The R&B-pop innovator Dawn Richard, who developed her identity as a teen listening to alternative female musicians like Heap and Björk, was also refreshed by the British singer’s treatment of her vocals. “Imogen was the first person that wasn’t from my culture, that wasn’t Black, that used harmonies in a unique way,” she said. “I thought it was beautiful, because I was getting culturally what I needed from church.” Listening to Heap encouraged Richard to experiment with stretching and bending her voice, and affirmed that processing tools like Auto-Tune weren’t just for untrained singers to hide their mistakes. “For someone who does know how to sing,” Richard says, “it is lethal.”

You can hear Heap in the slippery, divine runs of the classically-trained art-pop virtuoso Caroline Polachek, who inflects so precisely that she sounds as if she’s using Auto-Tune when she’s not. Or in experimental musician Lyra Pramuk’s prodigious 2020 album Fountain, which she made solely with recordings of her own voice. A self-proclaimed “gadget queen” who finds the computer “freeing,” Heap is ultimately devoted to personal expression, and she preserves a sense of humanity within her electronic compositions. “I do try to keep the ‘air’ in the music,” she once said. She places everyday sounds—the drip of the kitchen sink, the sound of her slapping her own ass—alongside synthesizers and programmed drums.

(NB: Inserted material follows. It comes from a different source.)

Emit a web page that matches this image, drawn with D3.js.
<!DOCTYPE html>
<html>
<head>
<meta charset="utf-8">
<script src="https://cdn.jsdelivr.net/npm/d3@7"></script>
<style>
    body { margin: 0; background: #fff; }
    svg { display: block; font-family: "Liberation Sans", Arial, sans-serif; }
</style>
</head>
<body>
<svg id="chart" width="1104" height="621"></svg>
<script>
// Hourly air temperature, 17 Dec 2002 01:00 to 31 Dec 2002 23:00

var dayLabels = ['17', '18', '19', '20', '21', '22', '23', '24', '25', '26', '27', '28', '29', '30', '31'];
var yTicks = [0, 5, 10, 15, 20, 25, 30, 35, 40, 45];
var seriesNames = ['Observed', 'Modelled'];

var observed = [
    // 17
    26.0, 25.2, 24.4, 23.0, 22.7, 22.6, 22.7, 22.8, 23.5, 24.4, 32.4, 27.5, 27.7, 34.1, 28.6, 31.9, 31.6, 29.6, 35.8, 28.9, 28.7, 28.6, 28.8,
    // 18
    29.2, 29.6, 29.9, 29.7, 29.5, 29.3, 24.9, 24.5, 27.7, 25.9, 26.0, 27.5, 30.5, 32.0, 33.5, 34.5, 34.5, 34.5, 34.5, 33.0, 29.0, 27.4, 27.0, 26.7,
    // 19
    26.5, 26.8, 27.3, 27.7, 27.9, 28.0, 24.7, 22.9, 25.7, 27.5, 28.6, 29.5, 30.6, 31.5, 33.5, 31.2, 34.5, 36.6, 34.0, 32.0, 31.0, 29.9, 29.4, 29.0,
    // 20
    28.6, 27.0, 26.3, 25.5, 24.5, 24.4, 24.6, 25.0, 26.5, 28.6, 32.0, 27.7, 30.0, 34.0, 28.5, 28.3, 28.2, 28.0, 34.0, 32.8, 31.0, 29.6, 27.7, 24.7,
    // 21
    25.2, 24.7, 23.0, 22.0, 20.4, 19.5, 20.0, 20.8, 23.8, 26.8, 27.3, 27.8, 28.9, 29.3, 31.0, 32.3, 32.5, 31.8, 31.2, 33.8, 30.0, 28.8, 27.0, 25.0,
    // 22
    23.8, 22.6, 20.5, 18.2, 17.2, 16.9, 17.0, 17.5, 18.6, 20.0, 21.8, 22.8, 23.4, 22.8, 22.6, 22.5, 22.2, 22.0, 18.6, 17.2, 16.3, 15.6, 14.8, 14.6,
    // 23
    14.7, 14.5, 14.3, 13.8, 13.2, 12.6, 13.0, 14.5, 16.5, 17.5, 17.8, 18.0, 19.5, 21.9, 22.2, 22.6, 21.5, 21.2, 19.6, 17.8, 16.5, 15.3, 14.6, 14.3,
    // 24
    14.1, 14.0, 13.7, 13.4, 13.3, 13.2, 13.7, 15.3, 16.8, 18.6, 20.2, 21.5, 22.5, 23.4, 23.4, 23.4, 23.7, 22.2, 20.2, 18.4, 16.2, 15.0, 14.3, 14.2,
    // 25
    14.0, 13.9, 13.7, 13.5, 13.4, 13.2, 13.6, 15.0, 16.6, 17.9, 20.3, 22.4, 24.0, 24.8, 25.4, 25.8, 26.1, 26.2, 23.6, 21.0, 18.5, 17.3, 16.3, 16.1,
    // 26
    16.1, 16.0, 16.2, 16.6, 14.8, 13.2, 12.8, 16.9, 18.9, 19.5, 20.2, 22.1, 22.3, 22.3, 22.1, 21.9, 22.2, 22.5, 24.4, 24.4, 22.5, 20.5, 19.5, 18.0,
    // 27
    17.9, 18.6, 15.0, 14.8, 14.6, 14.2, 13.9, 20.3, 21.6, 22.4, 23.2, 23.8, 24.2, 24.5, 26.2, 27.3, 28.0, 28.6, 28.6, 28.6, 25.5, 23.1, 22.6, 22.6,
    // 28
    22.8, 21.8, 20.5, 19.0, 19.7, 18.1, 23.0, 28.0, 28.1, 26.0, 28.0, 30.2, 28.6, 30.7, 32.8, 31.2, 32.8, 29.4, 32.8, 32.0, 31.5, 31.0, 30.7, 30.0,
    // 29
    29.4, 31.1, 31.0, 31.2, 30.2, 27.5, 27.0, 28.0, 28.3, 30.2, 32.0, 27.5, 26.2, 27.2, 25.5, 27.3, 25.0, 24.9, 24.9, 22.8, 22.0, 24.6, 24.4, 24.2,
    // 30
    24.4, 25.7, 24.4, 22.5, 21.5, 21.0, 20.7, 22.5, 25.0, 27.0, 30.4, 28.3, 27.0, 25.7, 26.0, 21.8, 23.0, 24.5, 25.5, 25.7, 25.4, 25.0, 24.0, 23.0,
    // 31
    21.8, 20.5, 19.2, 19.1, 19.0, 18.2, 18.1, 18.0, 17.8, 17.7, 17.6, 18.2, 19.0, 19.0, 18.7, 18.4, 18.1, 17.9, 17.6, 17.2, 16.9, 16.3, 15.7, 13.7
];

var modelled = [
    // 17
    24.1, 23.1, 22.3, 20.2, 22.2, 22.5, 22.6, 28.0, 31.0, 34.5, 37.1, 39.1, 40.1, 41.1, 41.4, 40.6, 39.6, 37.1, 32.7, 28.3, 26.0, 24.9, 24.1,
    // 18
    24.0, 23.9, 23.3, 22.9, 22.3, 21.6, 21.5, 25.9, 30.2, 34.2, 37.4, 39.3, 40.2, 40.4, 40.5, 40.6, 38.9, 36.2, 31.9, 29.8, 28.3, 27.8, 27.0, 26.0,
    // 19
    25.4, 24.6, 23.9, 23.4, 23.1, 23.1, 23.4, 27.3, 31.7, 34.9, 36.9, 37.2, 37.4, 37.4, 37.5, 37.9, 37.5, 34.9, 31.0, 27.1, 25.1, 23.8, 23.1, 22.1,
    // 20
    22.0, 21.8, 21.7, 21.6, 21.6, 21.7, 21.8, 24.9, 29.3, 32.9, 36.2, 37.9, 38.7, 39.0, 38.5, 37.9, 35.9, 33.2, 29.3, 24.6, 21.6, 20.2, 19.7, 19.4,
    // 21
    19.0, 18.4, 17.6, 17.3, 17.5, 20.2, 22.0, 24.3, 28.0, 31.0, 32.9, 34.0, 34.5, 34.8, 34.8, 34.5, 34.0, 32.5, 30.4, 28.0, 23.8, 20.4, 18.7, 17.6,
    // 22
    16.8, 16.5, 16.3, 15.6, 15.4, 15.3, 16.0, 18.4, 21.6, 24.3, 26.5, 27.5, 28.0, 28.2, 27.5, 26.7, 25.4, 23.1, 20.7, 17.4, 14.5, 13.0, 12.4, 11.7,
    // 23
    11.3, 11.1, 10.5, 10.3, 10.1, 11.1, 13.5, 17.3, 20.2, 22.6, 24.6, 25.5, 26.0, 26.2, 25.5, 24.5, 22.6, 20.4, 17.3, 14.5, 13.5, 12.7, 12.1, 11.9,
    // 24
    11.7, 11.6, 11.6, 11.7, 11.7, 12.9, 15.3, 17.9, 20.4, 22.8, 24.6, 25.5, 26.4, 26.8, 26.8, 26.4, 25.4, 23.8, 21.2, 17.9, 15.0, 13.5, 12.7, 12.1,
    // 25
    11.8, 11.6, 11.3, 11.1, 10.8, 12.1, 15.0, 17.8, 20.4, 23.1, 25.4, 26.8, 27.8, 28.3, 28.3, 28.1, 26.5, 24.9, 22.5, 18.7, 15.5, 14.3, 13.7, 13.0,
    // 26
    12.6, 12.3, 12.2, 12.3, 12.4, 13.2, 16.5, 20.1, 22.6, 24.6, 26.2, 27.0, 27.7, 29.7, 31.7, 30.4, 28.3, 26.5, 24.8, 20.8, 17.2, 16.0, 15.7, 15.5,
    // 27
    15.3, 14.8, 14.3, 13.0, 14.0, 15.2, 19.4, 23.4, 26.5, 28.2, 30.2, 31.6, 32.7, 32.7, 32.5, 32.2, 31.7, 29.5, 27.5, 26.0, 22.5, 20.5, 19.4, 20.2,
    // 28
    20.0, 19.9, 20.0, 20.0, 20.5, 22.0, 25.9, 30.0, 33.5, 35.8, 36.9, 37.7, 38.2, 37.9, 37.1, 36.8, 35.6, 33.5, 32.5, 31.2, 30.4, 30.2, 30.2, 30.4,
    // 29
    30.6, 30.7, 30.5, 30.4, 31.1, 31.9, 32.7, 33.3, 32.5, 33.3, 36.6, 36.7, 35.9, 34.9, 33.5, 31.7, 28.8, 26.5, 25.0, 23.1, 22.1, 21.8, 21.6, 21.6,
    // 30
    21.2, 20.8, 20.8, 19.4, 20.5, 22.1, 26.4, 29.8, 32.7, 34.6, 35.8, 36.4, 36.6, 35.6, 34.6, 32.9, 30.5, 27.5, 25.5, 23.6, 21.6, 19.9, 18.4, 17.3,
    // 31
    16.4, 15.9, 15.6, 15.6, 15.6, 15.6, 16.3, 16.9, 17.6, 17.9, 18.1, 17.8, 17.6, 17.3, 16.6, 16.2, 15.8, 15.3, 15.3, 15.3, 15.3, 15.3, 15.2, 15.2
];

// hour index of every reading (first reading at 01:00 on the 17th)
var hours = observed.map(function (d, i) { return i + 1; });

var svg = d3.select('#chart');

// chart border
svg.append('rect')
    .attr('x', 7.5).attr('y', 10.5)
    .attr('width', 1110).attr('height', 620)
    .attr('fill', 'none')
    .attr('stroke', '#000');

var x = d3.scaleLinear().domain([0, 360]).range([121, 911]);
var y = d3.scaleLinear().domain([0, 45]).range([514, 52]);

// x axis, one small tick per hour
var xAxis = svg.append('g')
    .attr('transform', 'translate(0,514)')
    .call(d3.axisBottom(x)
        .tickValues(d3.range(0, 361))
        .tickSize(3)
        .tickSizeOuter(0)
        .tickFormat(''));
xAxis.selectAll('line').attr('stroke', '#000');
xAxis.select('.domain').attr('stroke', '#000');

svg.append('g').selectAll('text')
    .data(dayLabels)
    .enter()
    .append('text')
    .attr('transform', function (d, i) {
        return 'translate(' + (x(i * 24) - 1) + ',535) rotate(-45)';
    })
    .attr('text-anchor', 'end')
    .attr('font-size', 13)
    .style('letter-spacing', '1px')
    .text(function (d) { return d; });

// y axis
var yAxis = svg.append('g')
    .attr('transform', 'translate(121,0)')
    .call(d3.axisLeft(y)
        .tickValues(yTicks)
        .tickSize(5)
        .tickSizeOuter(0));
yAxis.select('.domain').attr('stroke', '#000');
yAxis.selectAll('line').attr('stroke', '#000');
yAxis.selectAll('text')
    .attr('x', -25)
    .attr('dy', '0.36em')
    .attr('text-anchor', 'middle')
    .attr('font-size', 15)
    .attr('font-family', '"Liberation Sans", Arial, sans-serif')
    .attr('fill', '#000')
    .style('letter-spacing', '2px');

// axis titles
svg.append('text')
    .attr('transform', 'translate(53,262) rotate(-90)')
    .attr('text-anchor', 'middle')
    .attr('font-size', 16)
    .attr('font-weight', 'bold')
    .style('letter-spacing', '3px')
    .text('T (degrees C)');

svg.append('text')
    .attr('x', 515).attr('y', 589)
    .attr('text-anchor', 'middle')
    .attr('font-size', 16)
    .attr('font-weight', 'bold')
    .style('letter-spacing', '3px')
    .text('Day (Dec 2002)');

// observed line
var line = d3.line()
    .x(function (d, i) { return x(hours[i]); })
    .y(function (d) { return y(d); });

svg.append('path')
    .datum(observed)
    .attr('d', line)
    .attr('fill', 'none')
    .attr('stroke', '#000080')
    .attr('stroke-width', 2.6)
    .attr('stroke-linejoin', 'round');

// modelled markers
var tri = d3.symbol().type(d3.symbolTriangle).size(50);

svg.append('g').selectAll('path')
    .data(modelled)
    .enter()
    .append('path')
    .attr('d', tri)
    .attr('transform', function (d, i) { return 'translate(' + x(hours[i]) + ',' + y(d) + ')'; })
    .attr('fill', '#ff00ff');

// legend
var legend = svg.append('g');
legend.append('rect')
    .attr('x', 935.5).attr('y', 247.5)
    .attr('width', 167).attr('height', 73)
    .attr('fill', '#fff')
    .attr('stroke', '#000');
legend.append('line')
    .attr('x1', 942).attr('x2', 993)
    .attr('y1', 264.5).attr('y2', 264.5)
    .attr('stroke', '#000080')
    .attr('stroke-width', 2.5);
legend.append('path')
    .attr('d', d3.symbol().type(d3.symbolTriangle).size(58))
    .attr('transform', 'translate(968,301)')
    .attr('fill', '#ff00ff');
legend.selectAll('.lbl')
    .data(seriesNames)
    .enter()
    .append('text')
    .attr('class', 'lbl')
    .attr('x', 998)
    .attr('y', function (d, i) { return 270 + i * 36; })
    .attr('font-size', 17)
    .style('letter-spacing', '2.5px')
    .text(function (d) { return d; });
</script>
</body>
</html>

Lyrically, many of her most well-known songs are about love, being mystified and exasperated by its rapture, and she often seems to be shaking someone into honesty, as if to say, who are we kidding here? Mundane events are flush with feeling. Is there a better description of the devastation of having a crush than on “Goodnight and Go”: “And then I’m left in bits, recovering tectonic tremblings/You get me every time”? “We have always connected with her music on an instinctual, visceral level,” says Naomi McPherson of the indie-pop trio MUNA, whose members initially bonded over a shared love of 2009’s Ellipse. “Her evocative, detailed, immersive lyricism coupled with incredible vocal melodies and a massive catalog of fantastically interesting production… She has continued to be by far the primary touchstone for us whilst making music.”

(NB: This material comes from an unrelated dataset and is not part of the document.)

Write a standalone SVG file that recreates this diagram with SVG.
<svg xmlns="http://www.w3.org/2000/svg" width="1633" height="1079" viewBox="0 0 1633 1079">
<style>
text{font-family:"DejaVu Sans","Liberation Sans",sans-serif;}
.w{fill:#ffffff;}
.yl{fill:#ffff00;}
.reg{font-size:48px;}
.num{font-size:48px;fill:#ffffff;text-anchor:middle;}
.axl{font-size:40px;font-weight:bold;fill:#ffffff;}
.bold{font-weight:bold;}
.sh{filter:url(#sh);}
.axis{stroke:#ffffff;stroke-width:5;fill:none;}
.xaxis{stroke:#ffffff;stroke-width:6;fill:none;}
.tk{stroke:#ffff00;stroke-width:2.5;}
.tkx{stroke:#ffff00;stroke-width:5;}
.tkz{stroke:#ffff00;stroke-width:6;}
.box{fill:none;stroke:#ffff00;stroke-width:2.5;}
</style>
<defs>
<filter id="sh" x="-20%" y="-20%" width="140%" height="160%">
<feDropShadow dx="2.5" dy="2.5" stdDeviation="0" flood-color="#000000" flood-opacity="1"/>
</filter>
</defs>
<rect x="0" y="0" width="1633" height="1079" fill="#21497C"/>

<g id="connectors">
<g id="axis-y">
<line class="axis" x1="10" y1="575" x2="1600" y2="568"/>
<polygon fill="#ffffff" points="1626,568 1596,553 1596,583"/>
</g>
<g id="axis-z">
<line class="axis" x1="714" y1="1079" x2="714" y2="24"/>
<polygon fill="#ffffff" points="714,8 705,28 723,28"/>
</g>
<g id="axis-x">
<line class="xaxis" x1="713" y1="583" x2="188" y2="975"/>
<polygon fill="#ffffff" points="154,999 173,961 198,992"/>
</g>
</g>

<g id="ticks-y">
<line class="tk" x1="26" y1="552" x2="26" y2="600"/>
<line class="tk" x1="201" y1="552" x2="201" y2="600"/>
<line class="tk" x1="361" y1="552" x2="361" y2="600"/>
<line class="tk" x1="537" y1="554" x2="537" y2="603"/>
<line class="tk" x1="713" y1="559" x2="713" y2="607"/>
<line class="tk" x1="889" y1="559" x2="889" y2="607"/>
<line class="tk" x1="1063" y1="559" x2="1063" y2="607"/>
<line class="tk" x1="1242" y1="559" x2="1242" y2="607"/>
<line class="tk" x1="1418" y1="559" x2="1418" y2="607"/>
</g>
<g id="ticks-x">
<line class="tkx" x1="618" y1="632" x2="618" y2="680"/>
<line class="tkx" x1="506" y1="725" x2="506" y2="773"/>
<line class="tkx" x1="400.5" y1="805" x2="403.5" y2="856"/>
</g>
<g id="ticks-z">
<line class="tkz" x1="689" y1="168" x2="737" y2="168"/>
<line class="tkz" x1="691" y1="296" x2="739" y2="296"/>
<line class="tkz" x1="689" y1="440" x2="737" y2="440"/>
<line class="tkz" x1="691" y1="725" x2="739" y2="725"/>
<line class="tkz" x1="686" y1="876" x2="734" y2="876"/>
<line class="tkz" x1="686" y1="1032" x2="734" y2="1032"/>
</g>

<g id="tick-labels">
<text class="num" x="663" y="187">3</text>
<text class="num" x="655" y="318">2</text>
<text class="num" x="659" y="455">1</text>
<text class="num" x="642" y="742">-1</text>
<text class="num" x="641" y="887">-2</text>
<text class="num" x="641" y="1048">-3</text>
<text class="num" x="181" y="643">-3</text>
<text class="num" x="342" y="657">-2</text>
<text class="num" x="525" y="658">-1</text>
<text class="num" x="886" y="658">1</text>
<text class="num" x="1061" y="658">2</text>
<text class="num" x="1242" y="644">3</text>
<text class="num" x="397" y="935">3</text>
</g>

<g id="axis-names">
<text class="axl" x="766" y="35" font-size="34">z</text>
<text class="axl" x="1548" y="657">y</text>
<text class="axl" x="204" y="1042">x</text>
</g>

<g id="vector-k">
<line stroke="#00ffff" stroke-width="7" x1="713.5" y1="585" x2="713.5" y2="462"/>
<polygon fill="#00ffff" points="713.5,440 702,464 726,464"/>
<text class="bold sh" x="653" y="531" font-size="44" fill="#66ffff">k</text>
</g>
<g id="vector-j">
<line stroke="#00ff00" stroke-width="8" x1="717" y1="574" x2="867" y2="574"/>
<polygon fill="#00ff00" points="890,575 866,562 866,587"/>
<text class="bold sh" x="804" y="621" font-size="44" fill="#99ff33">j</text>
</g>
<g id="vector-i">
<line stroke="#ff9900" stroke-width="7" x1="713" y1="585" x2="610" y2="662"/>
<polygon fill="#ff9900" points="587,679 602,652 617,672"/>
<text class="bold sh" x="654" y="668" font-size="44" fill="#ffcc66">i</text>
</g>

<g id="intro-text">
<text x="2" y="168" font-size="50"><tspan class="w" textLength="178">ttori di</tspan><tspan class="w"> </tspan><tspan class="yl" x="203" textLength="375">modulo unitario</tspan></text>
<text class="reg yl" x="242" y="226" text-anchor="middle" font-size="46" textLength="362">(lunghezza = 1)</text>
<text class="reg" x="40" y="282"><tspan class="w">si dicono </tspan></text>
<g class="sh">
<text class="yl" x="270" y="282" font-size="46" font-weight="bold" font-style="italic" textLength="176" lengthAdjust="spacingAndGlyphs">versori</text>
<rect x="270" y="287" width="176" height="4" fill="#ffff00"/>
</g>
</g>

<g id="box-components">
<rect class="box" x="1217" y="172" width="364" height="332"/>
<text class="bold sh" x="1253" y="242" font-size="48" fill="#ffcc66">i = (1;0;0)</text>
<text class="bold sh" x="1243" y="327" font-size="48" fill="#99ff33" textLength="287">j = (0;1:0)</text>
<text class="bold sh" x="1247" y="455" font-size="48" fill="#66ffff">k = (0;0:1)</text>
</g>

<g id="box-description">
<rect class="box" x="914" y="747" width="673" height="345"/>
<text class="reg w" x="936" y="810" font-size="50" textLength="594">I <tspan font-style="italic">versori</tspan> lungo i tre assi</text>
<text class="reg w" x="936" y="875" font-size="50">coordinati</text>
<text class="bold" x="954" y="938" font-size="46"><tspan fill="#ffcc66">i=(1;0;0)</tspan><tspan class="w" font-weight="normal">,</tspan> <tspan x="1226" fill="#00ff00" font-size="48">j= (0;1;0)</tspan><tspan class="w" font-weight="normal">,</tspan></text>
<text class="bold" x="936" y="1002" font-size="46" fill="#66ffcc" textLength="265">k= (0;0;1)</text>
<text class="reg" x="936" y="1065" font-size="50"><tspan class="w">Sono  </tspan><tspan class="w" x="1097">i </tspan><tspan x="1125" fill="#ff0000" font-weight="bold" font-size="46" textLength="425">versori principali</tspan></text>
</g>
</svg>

All the while, Heap has been trying to envision the future, developing a AI version of herself and becoming an early artist adopter of blockchain. The first woman to win a Grammy for engineering, she has always been ahead of technological curves: In the late 2000s, her willingness to engage fans directly on social media (and beyond) was apparently such a novelty that it was cited in Twitter for Dummies. Her close relationship to her audience led her to crowdsource 900 found-sound snippets for 2014’s Sparks, pairing the manipulated noise from a slinky, for example, with her niece’s heartbeat. Desiring more immersive concert experiences, she spent years developing Mi.Mu gloves that enable performers to control their software onstage without being hunched over a laptop. From these experiments to her music, her forward-thinking imagination is present in every dimension of her work.

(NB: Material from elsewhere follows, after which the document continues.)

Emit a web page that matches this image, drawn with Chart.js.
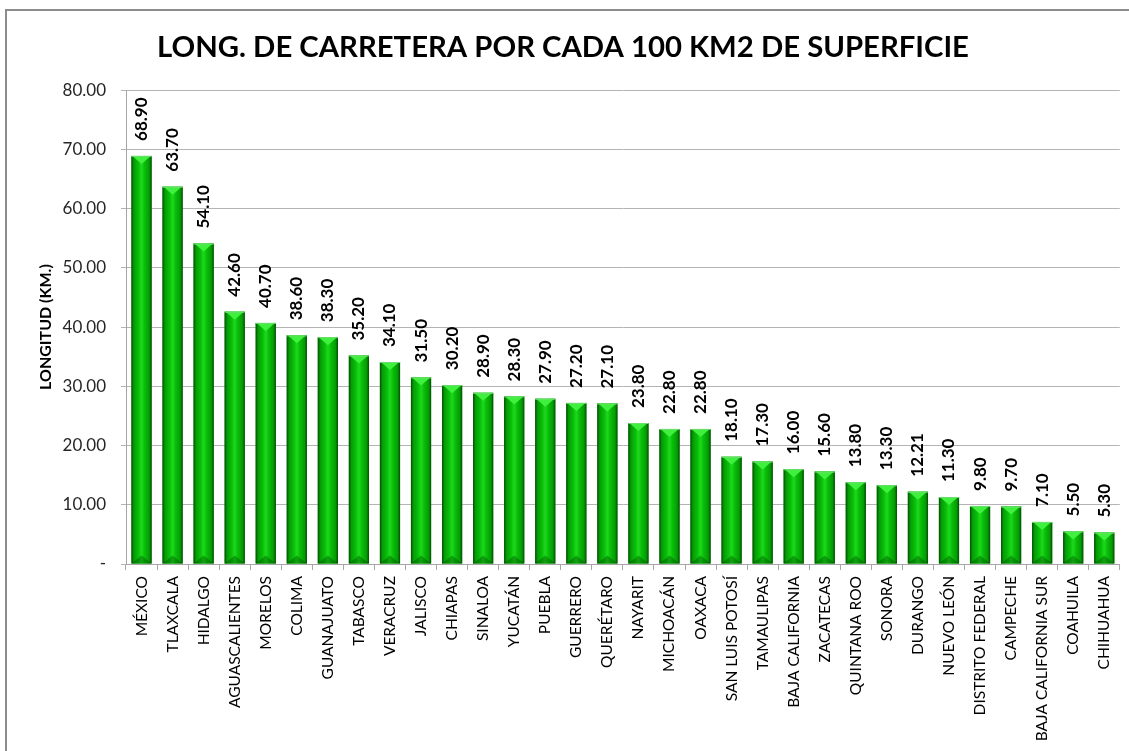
<!DOCTYPE html>
<html>
<head>
<meta charset="utf-8">
<script src="https://cdn.jsdelivr.net/npm/chart.js@4.4.0/dist/chart.umd.min.js"></script>
<style>
  body { margin: 0; background: #fff; overflow: hidden; }
</style>
</head>
<body>
<canvas id="roadChart" width="1129" height="751"></canvas>
<script>
const estados = ['MÉXICO', 'TLAXCALA', 'HIDALGO', 'AGUASCALIENTES', 'MORELOS', 'COLIMA', 'GUANAJUATO', 'TABASCO',
  'VERACRUZ', 'JALISCO', 'CHIAPAS', 'SINALOA', 'YUCATÁN', 'PUEBLA', 'GUERRERO', 'QUERÉTARO',
  'NAYARIT', 'MICHOACÁN', 'OAXACA', 'SAN LUIS POTOSÍ', 'TAMAULIPAS', 'BAJA CALIFORNIA', 'ZACATECAS', 'QUINTANA ROO',
  'SONORA', 'DURANGO', 'NUEVO LEÓN', 'DISTRITO FEDERAL', 'CAMPECHE', 'BAJA CALIFORNIA SUR', 'COAHUILA', 'CHIHUAHUA'];
const longitud = [68.90, 63.70, 54.10, 42.60, 40.70, 38.60, 38.30, 35.20,
  34.10, 31.50, 30.20, 28.90, 28.30, 27.90, 27.20, 27.10,
  23.80, 22.80, 22.80, 18.10, 17.30, 16.00, 15.60, 13.80,
  13.30, 12.21, 11.30, 9.80, 9.70, 7.10, 5.50, 5.30];
const yTicks = [0, 10, 20, 30, 40, 50, 60, 70, 80];

// fondo blanco + marco gris del gráfico
const marco = {
  id: 'marco',
  beforeDraw(chart) {
    const c = chart.ctx;
    c.save();
    c.fillStyle = '#fff';
    c.fillRect(0, 0, chart.width, chart.height);
    c.strokeStyle = '#8c8c8c';
    c.lineWidth = 2;
    c.strokeRect(6, 10, chart.width + 20, chart.height + 20);
    c.restore();
  }
};

// barras con efecto cilindro y etiquetas verticales
const barras = {
  id: 'barras',
  afterDatasetsDraw(chart) {
    const c = chart.ctx;
    const meta = chart.getDatasetMeta(0);
    meta.data.forEach((bar, i) => {
      const { x, y, base, width } = bar.getProps(['x', 'y', 'base', 'width'], true);
      const l = x - width / 2, r = x + width / 2;
      const g = c.createLinearGradient(l, 0, r, 0);
      g.addColorStop(0, '#034d03');
      g.addColorStop(0.12, '#079a07');
      g.addColorStop(0.35, '#08bf08');
      g.addColorStop(0.5, '#1ed81e');
      g.addColorStop(0.65, '#08bf08');
      g.addColorStop(0.88, '#079a07');
      g.addColorStop(1, '#034d03');
      c.save();
      c.fillStyle = g;
      c.fillRect(l, y, width, base - y);
      // bisel superior
      c.fillStyle = '#3ff03f';
      c.beginPath();
      c.moveTo(l + 1, y);
      c.lineTo(r - 1, y);
      c.lineTo(x, y + 8);
      c.closePath();
      c.fill();
      c.fillStyle = 'rgba(0,60,0,0.35)';
      c.beginPath();
      c.moveTo(l, base);
      c.lineTo(r, base);
      c.lineTo(x, base - 8);
      c.closePath();
      c.fill();
      c.strokeStyle = '#6fdc6f';
      c.lineWidth = 1;
      c.beginPath();
      c.moveTo(l, y + 0.5);
      c.lineTo(r, y + 0.5);
      c.stroke();

      c.translate(x, y - 15);
      c.rotate(-Math.PI / 2);
      c.fillStyle = '#000';
      c.font = 'bold 17px Lato';
      c.textAlign = 'left';
      c.textBaseline = 'middle';
      c.fillText(longitud[i].toFixed(2), 0, 0);
      c.restore();
    });
  }
};

new Chart(document.getElementById('roadChart'), {
  type: 'bar',
  data: {
    labels: estados,
    datasets: [{
      data: longitud,
      backgroundColor: '#08b008',
      borderWidth: 0,
      barPercentage: 0.65,
      categoryPercentage: 1
    }]
  },
  options: {
    responsive: false,
    animation: false,
    layout: { padding: { top: 10, left: 6, right: 9, bottom: 0 } },
    plugins: {
      legend: { display: false },
      tooltip: { enabled: false },
      title: {
        display: true,
        text: 'LONG. DE CARRETERA POR CADA 100 KM2 DE SUPERFICIE',
        color: '#000',
        font: { family: 'Lato', size: 29.3, weight: 'bold' },
        padding: { top: 20, bottom: 25 }
      }
    },
    scales: {
      x: {
        grid: { drawOnChartArea: false, color: '#a6a6a6', tickLength: 6, offset: true },
        border: { color: '#a6a6a6' },
        ticks: {
          autoSkip: false, maxRotation: 90, minRotation: 90, padding: 6,
          color: '#000', font: { family: 'Lato', size: 15.5 }
        },
        afterFit(scale) { scale.height = 187; }
      },
      y: {
        min: 0,
        max: 80,
        afterBuildTicks(scale) { scale.ticks = yTicks.map(v => ({ value: v })); },
        grid: { color: '#b4b4b4', tickLength: 5 },
        border: { color: '#a6a6a6' },
        ticks: {
          padding: 15,
          color: '#262626',
          font: { family: 'Lato', size: 17 },
          callback: v => v === 0 ? '-' : v.toFixed(2)
        },
        title: {
          display: true,
          text: 'LONGITUD (KM.)',
          color: '#000',
          font: { family: 'Lato', size: 16, weight: 'bold' },
          padding: { top: 30, bottom: 0 }
        },
        afterFit(scale) { scale.width = 120; }
      }
    }
  },
  plugins: [marco, barras]
});
</script>
</body>
</html>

I was late to catch up. For a long time, Imogen Heap was a fringe character in my mind, conjured up by seeing a stray “mmm whatcha say” online or listening to Taylor Swift’s “Clean.” Then one day she was everywhere: cited in a PinkPantheress interview, suggested by my TikTok For You page, celebrated on an acquaintance's Twitter feed. So home alone one evening, I sat on my couch with a glass of wine and listened. The lush pop ambiance, scampering digital beats, and atypical melodies felt so girlish and magical. When I play her music now, I still feel the same enchantment, the sense that I am slipping into another portal. “She was always going to get the admiration that she deserved,” says Hopkins, “because she’s like nobody else.”